Proving open neighbourhood in topology Let $X$ be the set $(\mathbb{R}\backslash \mathbb{N}) \cup \{1\}$. Define a function $f:\mathbb{R} \rightarrow X$ by 
$$
 f(x) = \left\{ \begin{array}{ll}
         x & \mbox{if $x \in \mathbb{R}\backslash \mathbb{N}$};\\
        1 & \mbox{if $x \in \mathbb{N}$}.\end{array} \right.
$$
Further, define a topology $\tau$ on $X$ by 
$$ \tau = \{U: U\subset X \; \text{and}\; f^{-1}(U) \; \text{is open in the euclidean topology on} \; \mathbb{R} \} $$
I need to prove that Every open neighbourhood of $1$ in $(X,\tau)$ is of the form $(V\backslash \mathbb{N}) \cup \{1\}$, where $V$ is open in $\mathbb{R}$.
My approach was the first showing that $f$ is continuous, and it is obvious by the definition of the topology, $\tau$. Then, I showed that for any open set, $U \in \tau$, ${1} \notin {U}$ because suppose $1 \in U$, and by the definition of topology, $\tau$, $f^{-1}(U)$ need to be open in $\mathbb{R}$. However, since $1\in U$, an inverse mapping of $U$ is $U\cup \mathbb{N}$. Hence, all open sets in $X$ must not contain $1$ as its member. Having said that, by the definition of open neighbourhood of $1$, I need to find an open set in $X$ containing $1$. But since any open set does not contain $1$, so there is no neighbourhood of $1$ in $(X,\tau)$ is of the form $(V\backslash \mathbb{N}) \cup \{1\}$, where $V$ is open in $\mathbb{R}$.
I assume what I have done is wrong as following questions say that $(V\backslash \mathbb{N}) \cup \{1\}$ is open in $X$. Please correct me.
Thanks.
 A: Firstly, I want to highlight that the claim

Hence, all open sets in X must not contain 1 as its member

should immediately raise suspicion. The reason for this is that for $(X,\tau)$ to satisfy the axioms of a topological space, $X$ itself must be an open (and closed) subset of $X$. Since $X$ clearly contains 1, the claim cannot be true. Indeed $f^{-1}(X)=\mathbb{R}$, which is open in the euclidean (any!) topology of $\mathbb{R}$.
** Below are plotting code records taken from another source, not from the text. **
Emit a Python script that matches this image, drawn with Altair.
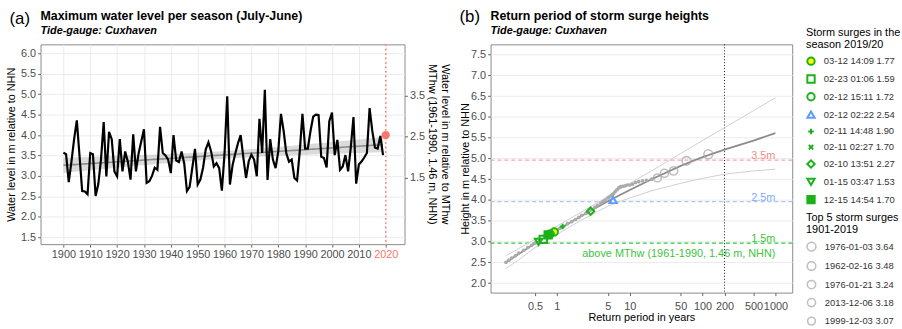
import altair as alt
import numpy as np
import pandas as pd

# ---------------- data: panel (a) ----------------
years = list(range(1900, 2020))
max_level = [
    3.57, 3.53, 2.85, 3.35, 3.90, 4.36, 3.50, 2.63, 2.62, 2.55,
    3.56, 3.53, 2.51, 2.80, 3.40, 4.32, 2.99, 4.08, 3.90, 3.11,
    2.99, 3.90, 3.11, 3.60, 3.35, 2.91, 4.02, 3.11, 3.55, 3.85,
    4.14, 2.83, 2.87, 3.00, 3.20, 3.15, 4.20, 3.56, 3.50, 3.40,
    3.07, 4.00, 3.38, 3.34, 3.60, 3.30, 2.63, 2.73, 3.20, 3.66,
    2.79, 2.91, 3.20, 3.65, 3.82, 3.60, 3.23, 3.31, 3.19, 2.64,
    3.55, 4.95, 2.79, 3.27, 3.55, 3.80, 4.00, 3.45, 2.95, 3.36,
    3.52, 3.40, 2.99, 4.40, 3.56, 5.11, 2.90, 3.90, 3.40, 3.19,
    3.60, 4.52, 4.10, 3.55, 3.35, 3.40, 2.95, 2.89, 3.60, 4.52,
    3.67, 3.67, 4.10, 4.45, 4.50, 4.49, 3.47, 3.44, 3.21, 4.34,
    4.55, 3.51, 3.88, 3.15, 3.23, 3.51, 3.11, 3.70, 4.44, 2.81,
    3.28, 3.35, 3.45, 3.56, 4.66, 4.10, 3.69, 3.67, 3.98, 3.51,
]
season_year = [2020]
season_level = [4.00]
mthw_offset = 1.46
right_ticks_a = [1.5, 2.5, 3.5]
right_title_a = ["Water level in m relative to MThw", "MThw (1961-1990, 1.46 m, NHN)"]
x_ticks_a = list(range(1900, 2021, 10))
y_ticks_a = [1.5, 2.0, 2.5, 3.0, 3.5, 4.0, 4.5, 5.0, 5.5, 6.0]

# ---------------- data: panel (b) ----------------
rp_grid = [0.2, 0.3, 0.5, 1, 2, 5, 10, 20, 50, 100, 200, 500, 1000]
fit_h = [2.50, 2.70, 2.95, 3.27, 3.58, 3.97, 4.24, 4.50, 4.82, 5.03, 5.21, 5.43, 5.61]
upper_h = [2.66, 2.83, 3.05, 3.37, 3.67, 4.08, 4.40, 4.70, 5.12, 5.43, 5.74, 6.15, 6.46]
lower_h = [2.35, 2.56, 2.85, 3.17, 3.48, 3.85, 4.05, 4.22, 4.40, 4.52, 4.62, 4.70, 4.74]

obs_T = [20, 17, 15, 13.3, 12, 10.9, 10, 9.2, 8.6, 8, 7.5, 7.1, 6.7, 6.3, 6, 5.7, 5.5,
         5.2, 5, 4.6, 4.3, 4, 3.6, 3.3, 3, 2.7, 2.5, 2.2, 2, 1.8, 1.6, 1.4, 1.2, 1.1,
         1.0, 0.9, 0.8, 0.7, 0.6, 0.5, 0.45, 0.4, 0.35, 0.3, 0.27, 0.24, 0.22, 0.2]
obs_h = [4.50, 4.47, 4.46, 4.44, 4.42, 4.38, 4.36, 4.36, 4.34, 4.33, 4.32, 4.30, 4.25,
         4.20, 4.15, 4.12, 4.10, 4.07, 4.05, 4.00, 3.96, 3.92, 3.87, 3.82, 3.77, 3.72,
         3.68, 3.63, 3.58, 3.53, 3.48, 3.43, 3.36, 3.32, 3.28, 3.23, 3.17, 3.11, 3.04,
         2.96, 2.91, 2.86, 2.79, 2.72, 2.66, 2.60, 2.55, 2.50]

top5_labels = ["1976-01-03 3.64", "1962-02-16 3.48", "1976-01-21 3.24",
               "2013-12-06 3.18", "1999-12-03 3.07"]
top5_T = [120, 60, 40, 30, 24]
top5_mthw = [3.64, 3.48, 3.24, 3.18, 3.07]

season_labels = ["03-12 14:09 1.77", "02-23 01:06 1.59", "02-12 15:11 1.72",
                 "02-12 02:22 2.54", "02-11 14:48 1.90", "02-11 02:27 1.70",
                 "02-10 13:51 2.27", "01-15 03:47 1.53", "12-15 14:54 1.70"]
season_T = [0.92, 0.65, 0.81, 5.9, 1.2, 0.78, 2.9, 0.56, 0.76]
season_mthw = [1.77, 1.59, 1.72, 2.54, 1.90, 1.70, 2.27, 1.53, 1.70]

threshold_mthw = [3.5, 2.5, 1.5]
threshold_labels = ["3.5m", "2.5m", "1.5m"]
return_level_mark = [200]

# ---------------- styles ----------------
FONT = "Liberation Sans"
RED = "#F8766D"
GREEN = "#19B219"
BLUE = "#5E9BFF"
GRID = "#EBEBEB"
TXT = "#4D4D4D"

# ---------------- panel (a) ----------------
yr = np.array(years, dtype=float)
lv = np.array(max_level, dtype=float)
n = len(yr)
b, a = np.polyfit(yr, lv, 1)
resid = lv - (a + b * yr)
s = np.sqrt(np.sum(resid ** 2) / (n - 2))
sxx = np.sum((yr - yr.mean()) ** 2)
se = s * np.sqrt(1 / n + (yr - yr.mean()) ** 2 / sxx)
tq = 1.98
df_a = pd.DataFrame({"year": years, "level": max_level,
                     "fit": a + b * yr, "lo": a + b * yr - tq * se, "hi": a + b * yr + tq * se})
df_season = pd.DataFrame({"year": season_year, "level": season_level})
df_right_a = pd.DataFrame({"mthw": right_ticks_a})

ydom_a = [1.33, 6.22]
xscale_a = alt.Scale(domain=[1891.5, 2027], nice=False, zero=False)
yscale_a = alt.Scale(domain=ydom_a, nice=False, zero=False)
xaxis_a = alt.Axis(values=x_ticks_a, format="d", title=None, labelOverlap=False,
                   labelColor=alt.condition("datum.value == 2020", alt.value(RED), alt.value(TXT)))
yaxis_a = alt.Axis(values=y_ticks_a, format=".1f", title="Water level in m relative to NHN",
                   labelOverlap=False)


def xa(field="year"):
    return alt.X(field + ":Q", scale=xscale_a, axis=xaxis_a)


def ya(field):
    return alt.Y(field + ":Q", scale=yscale_a, axis=yaxis_a)


band = alt.Chart(df_a).mark_area(color="#BDBDBD", opacity=0.55).encode(
    x=xa(), y=ya("lo"), y2="hi:Q")
trend = alt.Chart(df_a).mark_line(color="#8C8C8C", strokeWidth=1.6).encode(x=xa(), y=ya("fit"))
line = alt.Chart(df_a).mark_line(color="black", strokeWidth=2.2).encode(x=xa(), y=ya("level"))
vrule = alt.Chart(df_season).mark_rule(color=RED, strokeDash=[1.5, 3], strokeWidth=1.5).encode(x=xa())
pt = alt.Chart(df_season).mark_circle(color=RED, size=70, opacity=1).encode(x=xa(), y=ya("level"))
tag_a = alt.Chart(df_season).mark_text(text="(a)", fontSize=17, font=FONT, color="black").encode(
    x=alt.value(-21), y=alt.value(-26))
rt1 = alt.Chart(df_season).mark_text(text=right_title_a[0], angle=90, fontSize=11, font=FONT,
                                     color="black").encode(x=alt.value(409), y=alt.value(101))
rt2 = alt.Chart(df_season).mark_text(text=right_title_a[1], angle=90, fontSize=11, font=FONT,
                                     color="black").encode(x=alt.value(396), y=alt.value(101))

inner_a = alt.layer(band, trend, line, vrule, pt, tag_a, rt1, rt2)
sec_a = alt.Chart(df_right_a).mark_point(opacity=0).encode(
    y=alt.Y("mthw:Q",
            scale=alt.Scale(domain=[ydom_a[0] - mthw_offset, ydom_a[1] - mthw_offset], nice=False, zero=False),
            axis=alt.Axis(orient="right", values=right_ticks_a, format=".1f", grid=False, title=None)))
chart_a = alt.layer(inner_a, sec_a).resolve_scale(y="independent").properties(
    width=368, height=202,
    title=alt.TitleParams(text="Maximum water level per season (July-June)",
                          subtitle="Tide-gauge: Cuxhaven", anchor="start", frame="group",
                          fontSize=12.5, font=FONT, fontWeight="bold", subtitleFont=FONT,
                          subtitleFontSize=11, subtitleFontWeight="bold", subtitleFontStyle="italic",
                          subtitleColor="black", offset=-27, subtitlePadding=3))

# ---------------- panel (b) ----------------
df_curve = pd.DataFrame({"T": rp_grid, "fit": fit_h, "upper": upper_h, "lower": lower_h})
df_obs = pd.DataFrame({"T": obs_T, "h": obs_h})
df_top5 = pd.DataFrame({"T": top5_T, "h": [v + mthw_offset for v in top5_mthw], "label": top5_labels})
df_seas = pd.DataFrame({"T": season_T, "h": [v + mthw_offset for v in season_mthw], "label": season_labels})
df_thr = pd.DataFrame({"h": [v + mthw_offset for v in threshold_mthw], "label": threshold_labels,
                       "mthw": threshold_mthw,
                       "line": ["#F7A8A8", "#A8C6FF", "#2ECC40"],
                       "tcol": ["#F48C86", "#7FA9FF", "#3CC43C"]})
df_mark = pd.DataFrame({"T": return_level_mark})

xlog_vals = [0.2, 0.3, 0.4, 0.5, 0.6, 0.7, 0.8, 0.9, 1, 2, 3, 4, 5, 6, 7, 8, 9, 10,
             20, 30, 40, 50, 60, 70, 80, 90, 100, 200, 300, 400, 500, 600, 700, 800, 900, 1000]
shown = "[0.5,1,5,10,50,100,200,500,1000]"
xscale_b = alt.Scale(type="log", domain=[0.123, 1700], nice=False)
ydom_b = [1.77, 7.745]
yscale_b = alt.Scale(domain=ydom_b, nice=False, zero=False)
xaxis_b = alt.Axis(values=xlog_vals, title="Return period in years",
                   labelExpr="indexof(" + shown + ", datum.value) >= 0 ? toString(datum.value) : ''",
                   tickOpacity=alt.condition("indexof(" + shown + ", datum.value) >= 0",
                                             alt.value(1), alt.value(0)),
                   labelOverlap=False, labelFlush=False, labelPadding=5, titlePadding=0)
yaxis_b = alt.Axis(values=[2.0, 2.5, 3.0, 3.5, 4.0, 4.5, 5.0, 5.5, 6.0, 6.5, 7.0, 7.5],
                   format=".1f", title="Height in m relative to NHN", labelOverlap=False,
                   titlePadding=0)


def xb(field="T"):
    return alt.X(field + ":Q", scale=xscale_b, axis=xaxis_b)


def yb(field):
    return alt.Y(field + ":Q", scale=yscale_b, axis=yaxis_b)


thr_rules = alt.Chart(df_thr).mark_rule(strokeDash=[4, 3], strokeWidth=1.4).encode(
    y=yb("h"), color=alt.Color("line:N", scale=None))
thr_text = alt.Chart(df_thr).mark_text(align="right", dy=-4, fontSize=11, font=FONT).encode(
    x=alt.datum(1000, scale=xscale_b, axis=xaxis_b), y=yb("h"), text="label:N",
    color=alt.Color("tcol:N", scale=None))
above_text = alt.Chart(df_thr).transform_filter("datum.mthw == 1.5").mark_text(
    align="right", dy=11, fontSize=11, font=FONT, color="#3CC43C",
    text="above MThw (1961-1990, 1.46 m, NHN)").encode(
    x=alt.datum(1000, scale=xscale_b, axis=xaxis_b), y=yb("h"))
vmark = alt.Chart(df_mark).mark_rule(color="black", strokeDash=[1, 2], strokeWidth=0.9).encode(x=xb())
up_line = alt.Chart(df_curve).mark_line(color="#CFCFCF", strokeWidth=1).encode(x=xb(), y=yb("upper"))
lo_line = alt.Chart(df_curve).mark_line(color="#CFCFCF", strokeWidth=1).encode(x=xb(), y=yb("lower"))
fit_line = alt.Chart(df_curve).mark_line(color="#8C8C8C", strokeWidth=1.8).encode(x=xb(), y=yb("fit"))
obs_pts = alt.Chart(df_obs).mark_circle(color="#ABABAB", size=14, opacity=1).encode(x=xb(), y=yb("h"))
top_pts = alt.Chart(df_top5).mark_point(filled=False, color="#A6A6A6", strokeWidth=1.6).encode(
    x=xb(), y=yb("h"),
    size=alt.Size("label:N", scale=alt.Scale(domain=top5_labels, range=[80, 62, 36, 24, 15]),
                  legend=alt.Legend(title=["Top 5 storm surges", "1901-2019"], orient="none",
                                    legendX=319, legendY=170, symbolStrokeColor="#A6A6A6",
                                    symbolStrokeWidth=1.6, rowPadding=2.7, titlePadding=6)))
plus_path = "M-0.75,0L0.75,0M0,-0.75L0,0.75"
x_path = "M-0.6,-0.6L0.6,0.6M-0.6,0.6L0.6,-0.6"
shapes = ["circle", "square", "circle", "triangle-up", plus_path, x_path, "diamond",
          "triangle-down", "square"]
fills = ["#FFFF00", "transparent", "transparent", "transparent", "transparent", "transparent",
         "transparent", "transparent", GREEN]
strokes = [GREEN, GREEN, GREEN, BLUE, GREEN, GREEN, GREEN, GREEN, GREEN]
seas_legend = alt.Legend(title=["Storm surges in the", "season 2019/20"], orient="none",
                         legendX=319, legendY=-17, symbolStrokeWidth=2, rowPadding=2,
                         titlePadding=6)
seas_pts = alt.Chart(df_seas).mark_point(strokeWidth=2, size=55, opacity=1).encode(
    x=xb(), y=yb("h"),
    shape=alt.Shape("label:N", scale=alt.Scale(domain=season_labels, range=shapes), legend=seas_legend),
    fill=alt.Fill("label:N", scale=alt.Scale(domain=season_labels, range=fills), legend=seas_legend),
    stroke=alt.Stroke("label:N", scale=alt.Scale(domain=season_labels, range=strokes), legend=seas_legend))
tag_b = alt.Chart(df_mark).mark_text(text="(b)", fontSize=17, font=FONT, color="black").encode(
    x=alt.value(-21), y=alt.value(-28))

chart_b = alt.layer(thr_rules, thr_text, above_text, vmark, up_line, lo_line, fit_line,
                    obs_pts, top_pts, seas_pts, tag_b).properties(
    width=305, height=251,
    title=alt.TitleParams(text="Return period of storm surge heights",
                          subtitle="Tide-gauge: Cuxhaven", anchor="start", frame="group",
                          fontSize=12.5, font=FONT, fontWeight="bold", subtitleFont=FONT,
                          subtitleFontSize=11, subtitleFontWeight="bold", subtitleFontStyle="italic",
                          subtitleColor="black", offset=-29, subtitlePadding=3))

chart = alt.hconcat(chart_a, chart_b, spacing=7).resolve_legend(
    shape="independent", fill="independent", stroke="independent", size="independent"
).configure_view(
    stroke="#8A8A8A", strokeWidth=1
).configure_axis(
    labelFont=FONT, titleFont=FONT, labelFontSize=11, titleFontSize=11, labelColor=TXT,
    titleColor="black", titleFontWeight="normal", gridColor=GRID, gridWidth=1,
    tickColor="#666666", tickSize=3, domain=False, labelPadding=2
).configure_legend(
    labelFont=FONT, titleFont=FONT, labelFontSize=9.5, titleFontSize=11, titleFontWeight="normal",
    labelColor="#333333", titleColor="black", symbolSize=55, titleLineHeight=12, labelOffset=8,
    padding=0
).properties(padding={"left": 5, "right": 0, "top": 5, "bottom": 3})

chart.save("out.html", embed_options={"renderer": "svg", "actions": False})
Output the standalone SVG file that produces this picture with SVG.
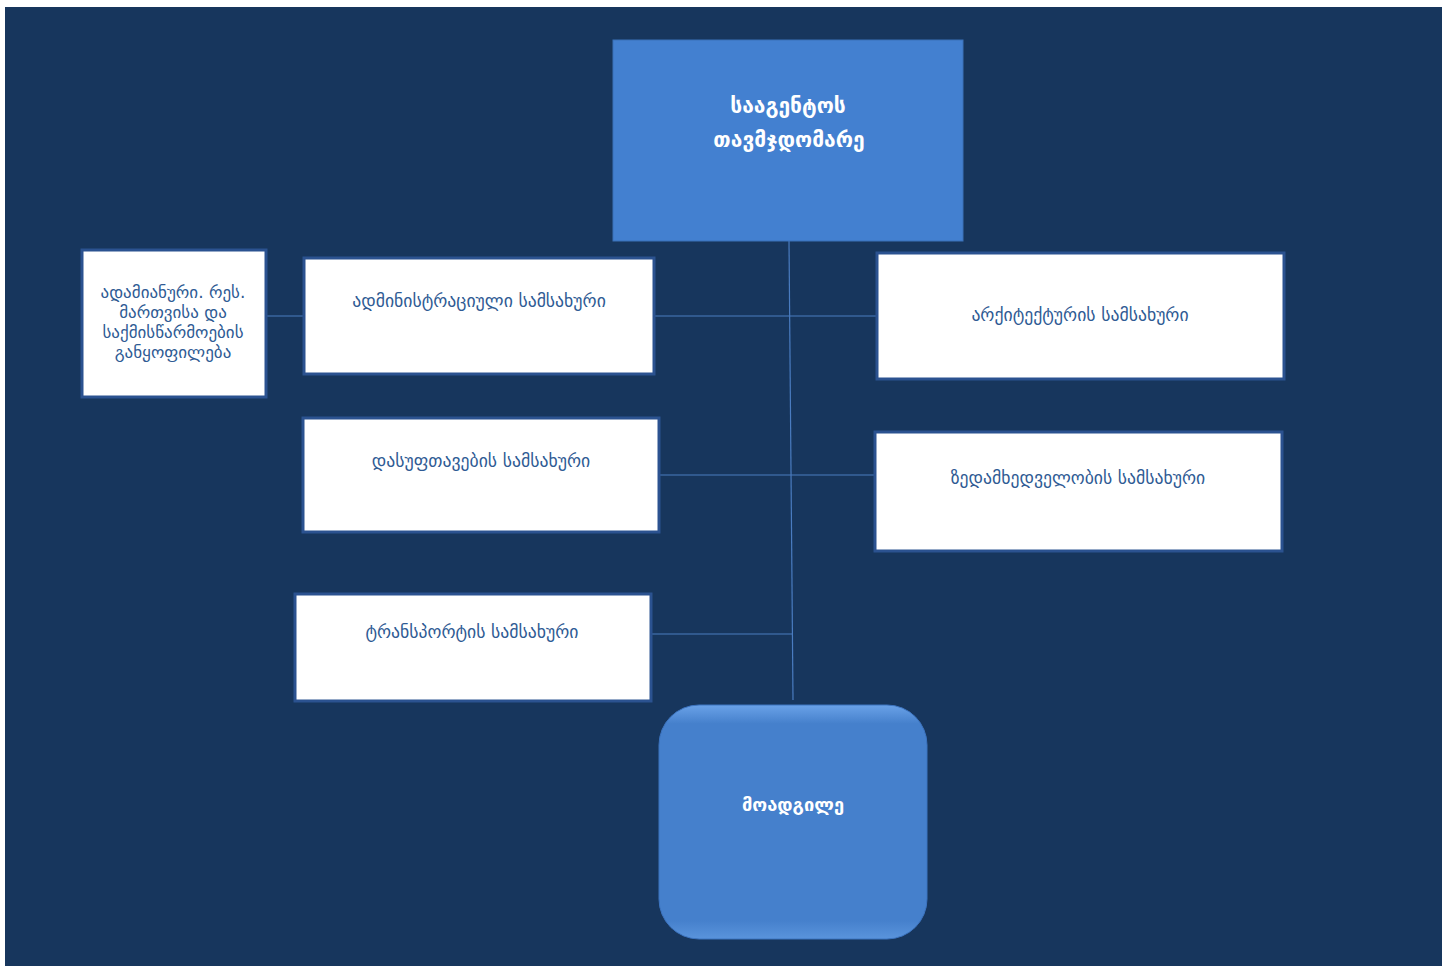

As to the question itself, from the definition of $\tau$ we have that if $U$ is an open subset of $X$, $V=f^{-1}(U)$ is open in $\mathbb{R}$. If we further require that $1\in U$ we can consider the fact that the pre-image of every point of $p\in U$ other than $1$ is $p$ itself, while the pre-image of $1$ is $\mathbb{N}$.
This leads us to conclude that $V=U \cup \{2,3,4,...\}$ where the union is disjoint. performing some simple set arithmetic at this point, while recalling that $1\in V$ indeed leads to $(V/\mathbb{N})\cup \{1\} = U$ as desired.
Not that for every neighborhood $U$ there are many sets $V$ in $\mathbb{R}$ that satisfy the desired condition, but we only have to find one such $V$ for every $U$, and I merely thought this method is simplest.